Already, the debate about this fiscal union has begun. For Sarkozy’s critics in France, from the Socialist Party through to the right-wing National Front, the President has sold French sovereignty (very cheaply) in his attempt at saving the Euro. For many others, the proposed fiscal union is little more than a German Europe.
There is no doubt that Germany is pushing through its own preferred solution to the crisis. France may manage to win concessions on both the role of the European Central Bank and on who has the final say regarding the imposition of sanctions on profligate states (the European Commission? the European Court of Justice? the European Council?) but it has certainly conceded to the German demand that national budget lines are policed as closely as possible.
But does this represent the imposition of German sovereignty over the rest of the Eurozone? The reality, as we have argued before, is more complex. That some states have had their interests better represented via the EU than others goes without saying.

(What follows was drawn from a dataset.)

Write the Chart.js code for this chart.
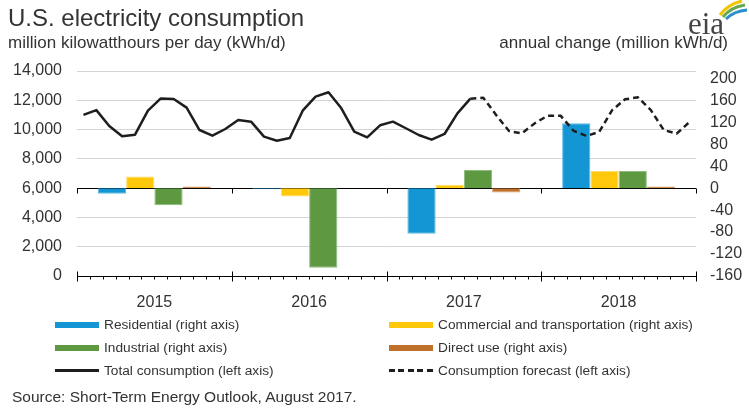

In a region where power is unevenly distributed, any consensus has tended to represent a compromise between the more powerful members. Others have been bought-out via side deals designed to ensure their acquiescence to the bigger picture. But to reduce everything to power politics is lose the distinctiveness of what we are seeing today in Europe. The question is not whether or not we are seeing the emergence of German Europe. It is rather: why is a German-dominated Europe taking the form of this kind of fiscal union?
The first point to note is that whilst the new fiscal union may be German in content, it is hardly German in form. Instead, it is premised upon the unerring power of rules overseen by unelected bodies. The idea here is that rules are not merely a tool used in order to reach a particular destination; rules have become an end in themselves. The idea of the fiscal union is that what matters is the ability to constrain – via punitive sanctions if necessary – the spending power of national governments. Attention is focused on how to organize these constraints, not on what they will achieve. The result is actually based on very shaky assumptions, namely that via tighter fiscal policy and some key reforms (e.g. the raising of the retirement age) Europe can return to growth (see here for a critique). Few are convinced by this argument but they agree with the focus on rules.

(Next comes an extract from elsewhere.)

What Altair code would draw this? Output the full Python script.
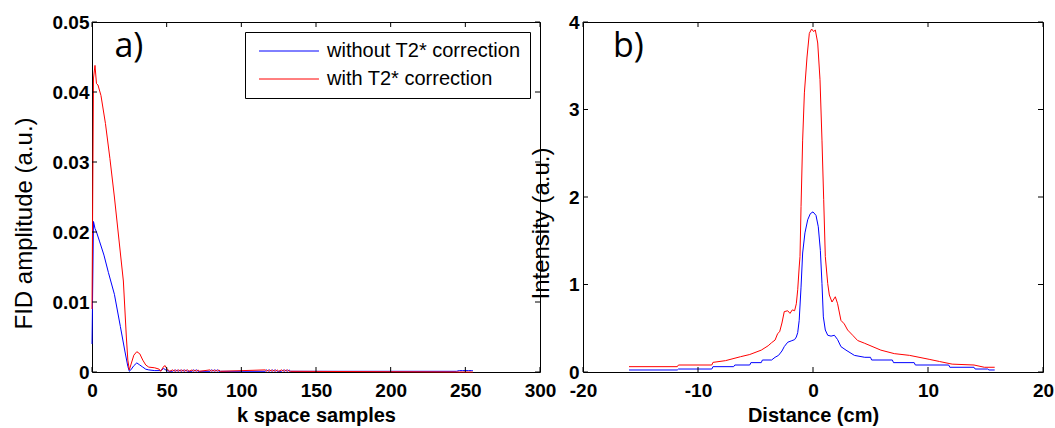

This fetishizing of rules has driven the sentiment of the markets as much as that of European policymakers: Italy and Greece have been seen in a more positive light ever since their political leaders were swapped for technocratic managers. These managers are seen as more reliable enforcers of common rules, in comparison with their mercurial predecessors. Far from representing a break with the past, this tendency to fetishize rules is a hallmark of European integration. Actual expressions of raw political power reappear at the EU level as neutral rules overseen by technocrats. We have seen this in many other areas and today it has reached fiscal policy.
This faith in rules reflects something broader, what we might call the ideology of technocracy. It is nothing new to say that particular social and political interests present themselves to us not as they are but as carriers of something universal. That is, after all, the very definition of ideology: the particular represented to us as the universal. What is distinctive is that today’s universal is the universe of neutral and non-partisan rules. In Europe today, this ideology is unchallenged because its main opponent – the nation as a particular interest – is so attenuated. The Occupy movement itself has consolidated this trend, seeking to please everyone with its “we are the 99%” slogan. A more divisive and particularlistic politics is needed in order to challenge this ideology of rules.